If you don’t read past the headline of the stories about passage yesterday in the U.S. House of legislation to force states to honor concealed carry permits from states with weaker standards, you might think that Rep. Ken Buck, arguably the state’s hardest-right member of Congress, had suddenly gone soft on the issue of guns:
The U.S. House of Representatives voted 231-198 Wednesday to pass a bill that would allow people with concealed carry permits to carry their weapons into other states where concealed weapons are allowed—though Republican Rep. Ken Buck voted against the measure.
Buck, who cosponsored the bill in January that changed before Wednesday’s vote, was one of 14 Republicans who voted against the measure, the Concealed Carry Reciprocity Act of 2017. He was targeted in NRA emails earlier this week urging constituents to call him and tell him to “listen to his constituents and vote for H.R. 38.”
But before you offer a surprised “attaboy” to Rep. Buck, keep reading:
“I strongly supported the Concealed Carry Reciprocity Act, but could not vote for it in this combined bill,” Buck said in a statement to Denver7 following the vote. “I have concerns that the NICS portion of the legislation places Americans at risk for having their Second Amendment rights stripped without due process.”

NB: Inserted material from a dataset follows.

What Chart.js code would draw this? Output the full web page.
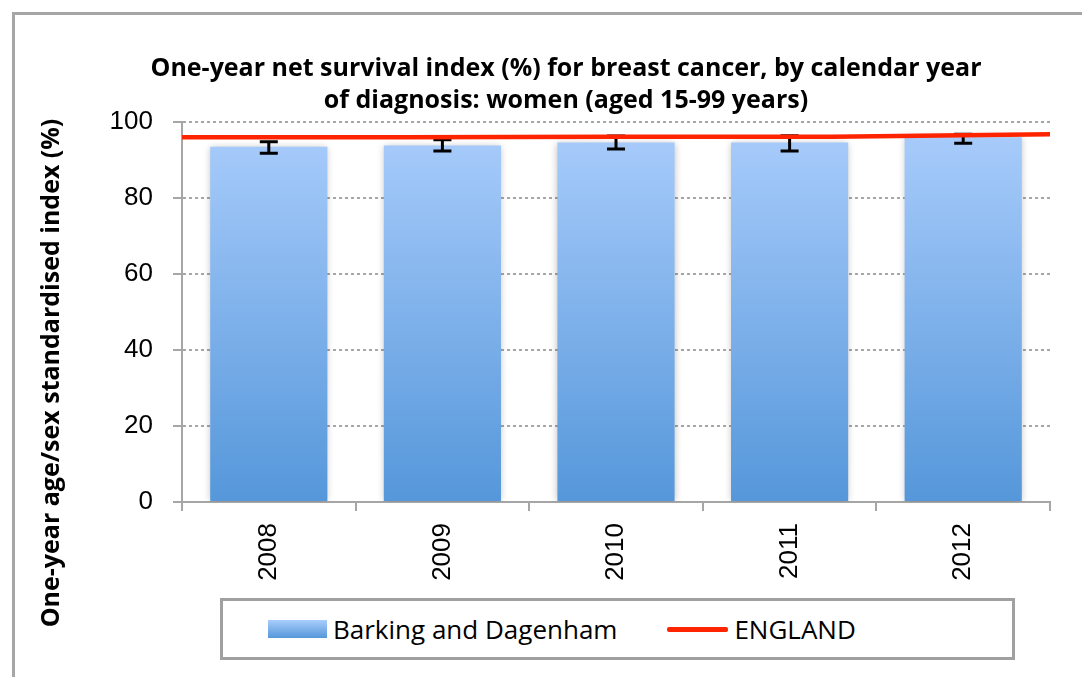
<!DOCTYPE html>
<html>
<head>
<meta charset="utf-8">
<script src="https://cdn.jsdelivr.net/npm/chart.js@4.4.1/dist/chart.umd.min.js"></script>
<style>
    body { margin: 0; background: #fff; }
    #wrap { position: relative; width: 1082px; height: 677px; overflow: hidden; background: #fff; }
    #frame { position: absolute; left: 12px; top: 12px; width: 1200px; height: 800px; border-left: 3px solid #a6a6a6; border-top: 3px solid #a6a6a6; }
    #chart { position: absolute; left: 0; top: 0; }
    .legend { position: absolute; left: 220px; top: 598px; width: 795px; height: 62px; box-sizing: border-box; border: 3px solid #a0a0a0; background: #fff;
        display: flex; align-items: center; padding-left: 45px; font-family: 'Open Sans'; font-size: 26px; color: #000; }
    .swatch { width: 59px; height: 18px; background: linear-gradient(#aacdfc, #5597da); margin-right: 6px; }
    .redline { width: 61px; height: 5px; background: #ff2400; border-radius: 2px; margin-left: 50px; margin-right: 6px; }
</style>
</head>
<body>
<div id="wrap">
    <div id="frame"></div>
    <canvas id="chart" width="1082" height="677"></canvas>
    <div class="legend">
        <span class="swatch"></span><span id="leg-local"></span>
        <span class="redline"></span><span id="leg-eng"></span>
    </div>
</div>
<script>
// DATEN
const years = ['2008', '2009', '2010', '2011', '2012'];
const localIndex = [93.5, 93.8, 94.6, 94.6, 96.0];
const lowerCI = [91.8, 92.4, 92.9, 92.4, 94.4];
const upperCI = [94.8, 95.3, 96.3, 96.4, 96.8];
const englandIndex = [96.0, 96.0, 96.1, 96.1, 96.8];
const yTicks = [0, 20, 40, 60, 80, 100];
const seriesNames = ['Barking and Dagenham', 'ENGLAND'];
const titleLines = ['One-year net survival index (%) for breast cancer, by calendar year', 'of diagnosis: women (aged 15-99 years)'];
const yTitle = 'One-year age/sex standardised index (%)';

document.getElementById('leg-local').textContent = seriesNames[0];
document.getElementById('leg-eng').textContent = seriesNames[1];

const gridGrey = '#a6a6a6';

// Schatten für die Balken, danach Fehlerbalken (die Linie liegt darüber)
const errorBars = {
    id: 'errorBars',
    beforeDatasetDraw(chart, args) {
        if (args.index !== 0) return;
        const ctx = chart.ctx;
        ctx.save();
        ctx.shadowColor = 'rgba(0, 0, 0, 0.25)';
        ctx.shadowBlur = 7;
    },
    afterDatasetDraw(chart, args) {
        if (args.index !== 0) return;
        const ctx = chart.ctx;
        ctx.restore();
        const x = chart.scales.x;
        const y = chart.scales.y;
        ctx.save();
        ctx.strokeStyle = '#000';
        ctx.lineWidth = 3;
        years.forEach((yr, i) => {
            const px = x.getPixelForValue(i);
            const top = y.getPixelForValue(upperCI[i]);
            const bot = y.getPixelForValue(lowerCI[i]);
            ctx.beginPath();
            ctx.moveTo(px, top); ctx.lineTo(px, bot);
            ctx.moveTo(px - 9, top); ctx.lineTo(px + 9, top);
            ctx.moveTo(px - 9, bot); ctx.lineTo(px + 9, bot);
            ctx.stroke();
        });
        ctx.restore();
    }
};

// Titel und Achsentitel
const titles = {
    id: 'titles',
    afterDraw(chart) {
        const ctx = chart.ctx;
        const area = chart.chartArea;
        ctx.save();
        ctx.fillStyle = '#000';
        ctx.font = 'bold 25px "Open Sans"';
        ctx.textAlign = 'center';
        ctx.textBaseline = 'alphabetic';
        const cx = (area.left + area.right) / 2 - 50;
        titleLines.forEach((t, i) => ctx.fillText(t, cx, 76 + i * 32));
        ctx.translate(59, 373);
        ctx.rotate(-Math.PI / 2);
        ctx.fillText(yTitle, 0, 0);
        ctx.restore();
    }
};

const canvas = document.getElementById('chart');
new Chart(canvas, {
    type: 'bar',
    data: {
        labels: years,
        datasets: [{
            label: seriesNames[0],
            data: localIndex,
            xAxisID: 'x',
            order: 1,
            grouped: false,
            barPercentage: 1,
            categoryPercentage: 0.675,
            backgroundColor(c) {
                const area = c.chart.chartArea;
                if (!area) return '#7fb0ec';
                const g = c.chart.ctx.createLinearGradient(0, area.bottom, 0, area.top);
                g.addColorStop(0, '#5597da');
                g.addColorStop(1, '#aacdfc');
                return g;
            }
        }, {
            type: 'line',
            label: seriesNames[1],
            data: englandIndex.map((v, i) => ({ x: Number(years[i]), y: v })),
            xAxisID: 'x2',
            order: 0,
            borderColor: '#ff2400',
            borderWidth: 4.5,
            pointRadius: 0,
            tension: 0
        }]
    },
    options: {
        responsive: false,
        animation: false,
        devicePixelRatio: 1,
        layout: { padding: { left: 0, top: 122, right: 32, bottom: 75 } },
        plugins: {
            legend: { display: false },
            tooltip: { enabled: false },
            title: { display: false }
        },
        scales: {
            x: {
                type: 'category',
                offset: true,
                afterFit(s) { s.height = 100; },
                grid: { offset: true, drawOnChartArea: false, color: gridGrey, lineWidth: 2, tickLength: 9 },
                border: { color: gridGrey, width: 2 },
                ticks: { color: '#000', font: { family: 'Liberation Sans', size: 26 }, minRotation: 90, maxRotation: 90, padding: 12, autoSkip: false }
            },
            x2: {
                type: 'linear',
                display: false,
                offset: false,
                grid: { offset: false },
                min: Number(years[0]),
                max: Number(years[years.length - 1])
            },
            y: {
                min: yTicks[0],
                max: yTicks[yTicks.length - 1],
                afterFit(s) { s.width = 182; },
                afterBuildTicks(s) { s.ticks = yTicks.map(v => ({ value: v })); },
                grid: { color: gridGrey, lineWidth: 2, tickLength: 9, tickBorderDash: [1, 0] },
                border: { color: gridGrey, width: 2, dash: [3, 3] },
                ticks: { color: '#000', font: { family: 'Liberation Sans', size: 26 }, padding: 20 }
            }
        }
    },
    plugins: [errorBars, titles]
});
</script>
</body>
</html>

Tacked onto the original bill are extra background check measures that would strengthen the FBI’s database of who is not allowed to buy a gun. Democrats criticized Republicans for lumping the measure in with the concealed carry legislation, saying the background check measures should stand alone. The background check measures come in response to Air Force lapses that allowed a man to shoot and kill more than two dozen people at a Texas church.
The recent mass shooting in Sutherland Springs, Texas that killed 26 people was committed by a man who by all accounts shouldn’t have been able to legally purchase a gun. A conviction for domestic violence while the shooter served in the Air Force wasn’t properly reported to the national database used to approve firearm purchases. As Denver7 correctly reports, that lapse prompted bipartisan consensus that a law to improve collection of this information is needed–drawing a clear line from an horrific mass shooting to a policy change that might have prevented it.
It was Republicans who had the bright idea to stack the bipartisan consensus for fixing background checks on to a far less unanimously-supported bill to enact “concealed carry reciprocity.” This is legislation that would significantly weaken the ability of states to regulate the carrying of guns by forcing them to honor concealed carry permits from states that have inferior (or even no) requirements for a concealed carry permit. Lumping these two provisions together made for a contradictory piece of legislation that Democrats simply couldn’t support.
But for Ken Buck, it was the opposite: strengthening background checks, which most everyone else had agreed on, was too much even to get CCP reciprocity. That puts Buck even farther out of the mainstream than his colleagues who supported the “compromise.”
So no, Rep. Buck, no applause for you. From either side.